= The Water Mother =

Chinese fairy tale

The Water Mother is a Chinese fairy tale collected by Wolfram Eberhard in Folktales of China. It does not exist in an early text, although the cult of the Water Mother existed from the time of the Song dynasty.

Wolfram Eberhard pointed out that "elements" of the Aarne-Thompson-Uther Index type ATU 565 appear here. Other tales of this type are Sweet Porridge and Why the Sea Is Salt -- Why the Sea Is Salt also using it as an explanatory legend.

==Synopsis==

A woman lived with her mother-in-law and daughter; though she was dutiful, her mother-in-law hated her.
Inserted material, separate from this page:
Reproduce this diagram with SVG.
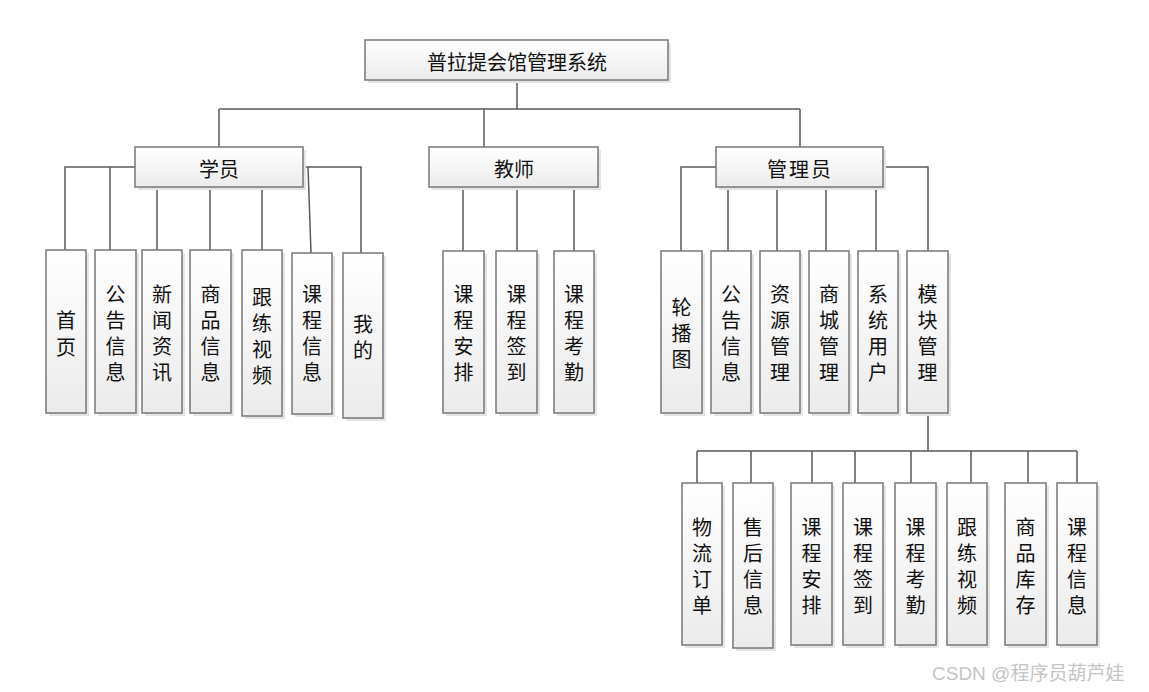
<svg xmlns="http://www.w3.org/2000/svg" width="1149" height="692" viewBox="0 0 1149 692">
<defs>
<linearGradient id="g" x1="0" y1="0" x2="0" y2="1">
<stop offset="0" stop-color="#ffffff"/>
<stop offset="1" stop-color="#ebebeb"/>
</linearGradient>
<style>
.box{fill:url(#g);stroke:#777;stroke-width:1.5}
.sh{fill:#e4e4e4;stroke:none}
.t{font-family:"Noto Sans CJK SC","Liberation Sans",sans-serif;font-size:20px;fill:#111;text-anchor:middle;dominant-baseline:central}
.ln{stroke:#5a5a5a;stroke-width:1.5;fill:none}
.wm{font-family:"Liberation Sans","Noto Sans CJK SC",sans-serif;font-size:19px;fill:#c4c4c4}
</style>
</defs>
<rect width="1149" height="692" fill="#fff"/>
<g id="connectors">
<path class="ln" d="M517 80V109M219 109H800M219 109V147M484 109V147M800 109V147"/>
<path class="ln" d="M135 167H65V250M135 167H110V250M303 167H361V253M308 167L311 253M157 187V250M210 187V250M262 187V250"/>
<path class="ln" d="M463 187V251M517 187V251M574 187V251"/>
<path class="ln" d="M716 167H681V251M883 167H928V251M728 187V251M777 187V251M826 187V251M876 187V251"/>
<path class="ln" d="M928 413V451M697 451H1077M697 451V483M751 451V483M812 451V483M855 451V483M911 451V483M971 451V483M1028 451V483M1077 451V483"/>
</g>
<g id="root"><rect class="sh" x="368" y="43" width="303" height="40"/><rect class="box" x="365" y="40" width="303" height="40"/><text class="t" x="517" y="61" font-size="21">普拉提会馆管理系统</text></g>
<g id="student"><rect class="sh" x="138" y="150" width="168" height="40"/><rect class="box" x="135" y="147" width="168" height="40"/><text class="t" x="219" y="168">学员</text></g>
<g id="teacher"><rect class="sh" x="432" y="150" width="169" height="40"/><rect class="box" x="429" y="147" width="169" height="40"/><text class="t" x="514" y="168">教师</text></g>
<g id="admin"><rect class="sh" x="719" y="150" width="167" height="40"/><rect class="box" x="716" y="147" width="167" height="40"/><text class="t" x="800" y="168" letter-spacing="2">管理员</text></g>

<g id="s1"><rect class="sh" x="49" y="253" width="40" height="163"/><rect class="box" x="46" y="250" width="40" height="163"/><text class="t" x="66"><tspan x="66" y="319">首</tspan><tspan x="66" y="346">页</tspan></text></g>
<g id="s2"><rect class="sh" x="98" y="253" width="41" height="163"/><rect class="box" x="95" y="250" width="41" height="163"/><text class="t"><tspan x="115.5" y="293">公</tspan><tspan x="115.5" y="319">告</tspan><tspan x="115.5" y="345">信</tspan><tspan x="115.5" y="371">息</tspan></text></g>
<g id="s3"><rect class="sh" x="145" y="253" width="40" height="163"/><rect class="box" x="142" y="250" width="40" height="163"/><text class="t"><tspan x="162" y="293">新</tspan><tspan x="162" y="319">闻</tspan><tspan x="162" y="345">资</tspan><tspan x="162" y="371">讯</tspan></text></g>
<g id="s4"><rect class="sh" x="193" y="253" width="41" height="163"/><rect class="box" x="190" y="250" width="41" height="163"/><text class="t"><tspan x="210.5" y="293">商</tspan><tspan x="210.5" y="319">品</tspan><tspan x="210.5" y="345">信</tspan><tspan x="210.5" y="371">息</tspan></text></g>
<g id="s5"><rect class="sh" x="245" y="253" width="40" height="166"/><rect class="box" x="242" y="250" width="40" height="166"/><text class="t"><tspan x="262" y="296">跟</tspan><tspan x="262" y="322">练</tspan><tspan x="262" y="348">视</tspan><tspan x="262" y="374">频</tspan></text></g>
<g id="s6"><rect class="sh" x="295" y="256" width="40" height="161"/><rect class="box" x="292" y="253" width="40" height="161"/><text class="t"><tspan x="312" y="293">课</tspan><tspan x="312" y="319">程</tspan><tspan x="312" y="345">信</tspan><tspan x="312" y="371">息</tspan></text></g>
<g id="s7"><rect class="sh" x="346" y="256" width="40" height="165"/><rect class="box" x="343" y="253" width="40" height="165"/><text class="t"><tspan x="363" y="323">我</tspan><tspan x="363" y="349">的</tspan></text></g>

<g id="t1"><rect class="sh" x="446" y="254" width="41" height="162"/><rect class="box" x="443" y="251" width="41" height="162"/><text class="t"><tspan x="463.5" y="293">课</tspan><tspan x="463.5" y="319">程</tspan><tspan x="463.5" y="345">安</tspan><tspan x="463.5" y="371">排</tspan></text></g>
<g id="t2"><rect class="sh" x="499" y="254" width="41" height="162"/><rect class="box" x="496" y="251" width="41" height="162"/><text class="t"><tspan x="516.5" y="293">课</tspan><tspan x="516.5" y="319">程</tspan><tspan x="516.5" y="345">签</tspan><tspan x="516.5" y="371">到</tspan></text></g>
<g id="t3"><rect class="sh" x="557" y="254" width="40" height="162"/><rect class="box" x="554" y="251" width="40" height="162"/><text class="t"><tspan x="574" y="293">课</tspan><tspan x="574" y="319">程</tspan><tspan x="574" y="345">考</tspan><tspan x="574" y="371">勤</tspan></text></g>

<g id="a1"><rect class="sh" x="664" y="254" width="41" height="162"/><rect class="box" x="661" y="251" width="41" height="162"/><text class="t"><tspan x="681.5" y="306">轮</tspan><tspan x="681.5" y="332">播</tspan><tspan x="681.5" y="358">图</tspan></text></g>
<g id="a2"><rect class="sh" x="714" y="254" width="40" height="162"/><rect class="box" x="711" y="251" width="40" height="162"/><text class="t"><tspan x="731" y="293">公</tspan><tspan x="731" y="319">告</tspan><tspan x="731" y="345">信</tspan><tspan x="731" y="371">息</tspan></text></g>
<g id="a3"><rect class="sh" x="763" y="254" width="40" height="162"/><rect class="box" x="760" y="251" width="40" height="162"/><text class="t"><tspan x="780" y="293">资</tspan><tspan x="780" y="319">源</tspan><tspan x="780" y="345">管</tspan><tspan x="780" y="371">理</tspan></text></g>
<g id="a4"><rect class="sh" x="812" y="254" width="40" height="162"/><rect class="box" x="809" y="251" width="40" height="162"/><text class="t"><tspan x="829" y="293">商</tspan><tspan x="829" y="319">城</tspan><tspan x="829" y="345">管</tspan><tspan x="829" y="371">理</tspan></text></g>
<g id="a5"><rect class="sh" x="861" y="254" width="40" height="162"/><rect class="box" x="858" y="251" width="40" height="162"/><text class="t"><tspan x="878" y="293">系</tspan><tspan x="878" y="319">统</tspan><tspan x="878" y="345">用</tspan><tspan x="878" y="371">户</tspan></text></g>
<g id="a6"><rect class="sh" x="910" y="254" width="41" height="162"/><rect class="box" x="907" y="251" width="41" height="162"/><text class="t"><tspan x="927.5" y="293">模</tspan><tspan x="927.5" y="319">块</tspan><tspan x="927.5" y="345">管</tspan><tspan x="927.5" y="371">理</tspan></text></g>

<g id="m1"><rect class="sh" x="685" y="486" width="40" height="162"/><rect class="box" x="682" y="483" width="40" height="162"/><text class="t"><tspan x="702" y="526">物</tspan><tspan x="702" y="552">流</tspan><tspan x="702" y="578">订</tspan><tspan x="702" y="604">单</tspan></text></g>
<g id="m2"><rect class="sh" x="736" y="486" width="40" height="165"/><rect class="box" x="733" y="483" width="40" height="165"/><text class="t"><tspan x="753" y="526">售</tspan><tspan x="753" y="552">后</tspan><tspan x="753" y="578">信</tspan><tspan x="753" y="604">息</tspan></text></g>
<g id="m3"><rect class="sh" x="794" y="486" width="41" height="162"/><rect class="box" x="791" y="483" width="41" height="162"/><text class="t"><tspan x="811.5" y="526">课</tspan><tspan x="811.5" y="552">程</tspan><tspan x="811.5" y="578">安</tspan><tspan x="811.5" y="604">排</tspan></text></g>
<g id="m4"><rect class="sh" x="846" y="486" width="40" height="162"/><rect class="box" x="843" y="483" width="40" height="162"/><text class="t"><tspan x="863" y="526">课</tspan><tspan x="863" y="552">程</tspan><tspan x="863" y="578">签</tspan><tspan x="863" y="604">到</tspan></text></g>
<g id="m5"><rect class="sh" x="898" y="486" width="41" height="162"/><rect class="box" x="895" y="483" width="41" height="162"/><text class="t"><tspan x="915.5" y="526">课</tspan><tspan x="915.5" y="552">程</tspan><tspan x="915.5" y="578">考</tspan><tspan x="915.5" y="604">勤</tspan></text></g>
<g id="m6"><rect class="sh" x="950" y="486" width="40" height="162"/><rect class="box" x="947" y="483" width="40" height="162"/><text class="t"><tspan x="967" y="526">跟</tspan><tspan x="967" y="552">练</tspan><tspan x="967" y="578">视</tspan><tspan x="967" y="604">频</tspan></text></g>
<g id="m7"><rect class="sh" x="1008" y="486" width="41" height="162"/><rect class="box" x="1005" y="483" width="41" height="162"/><text class="t"><tspan x="1025.5" y="526">商</tspan><tspan x="1025.5" y="552">品</tspan><tspan x="1025.5" y="578">库</tspan><tspan x="1025.5" y="604">存</tspan></text></g>
<g id="m8"><rect class="sh" x="1060" y="486" width="40" height="162"/><rect class="box" x="1057" y="483" width="40" height="162"/><text class="t"><tspan x="1077" y="526">课</tspan><tspan x="1077" y="552">程</tspan><tspan x="1077" y="578">信</tspan><tspan x="1077" y="604">息</tspan></text></g>

<text class="wm" x="932" y="680">CSDN @程序员葫芦娃</text>
</svg>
One day, she decreed that they could not buy water from water-carriers, but her daughter-in-law would have to carry it from the well. The work was too hard for her, but she was beaten when she failed. One day, she thought of drowning herself in the well. An old woman told her not to, and gave her a stick, which, when used to strike the pail, would fill it with water. She was to tell no one of the stick's power, and to never strike the pail twice.

For a time, she was happy, but her mother-in-law spied on her, stole the stick, and struck the pail twice. This caused a flood that drowned many houses and her daughter-in-law. The pail had become a spring. Afterward, a temple was raised for the daughter-in-law, and they called her the Water Mother.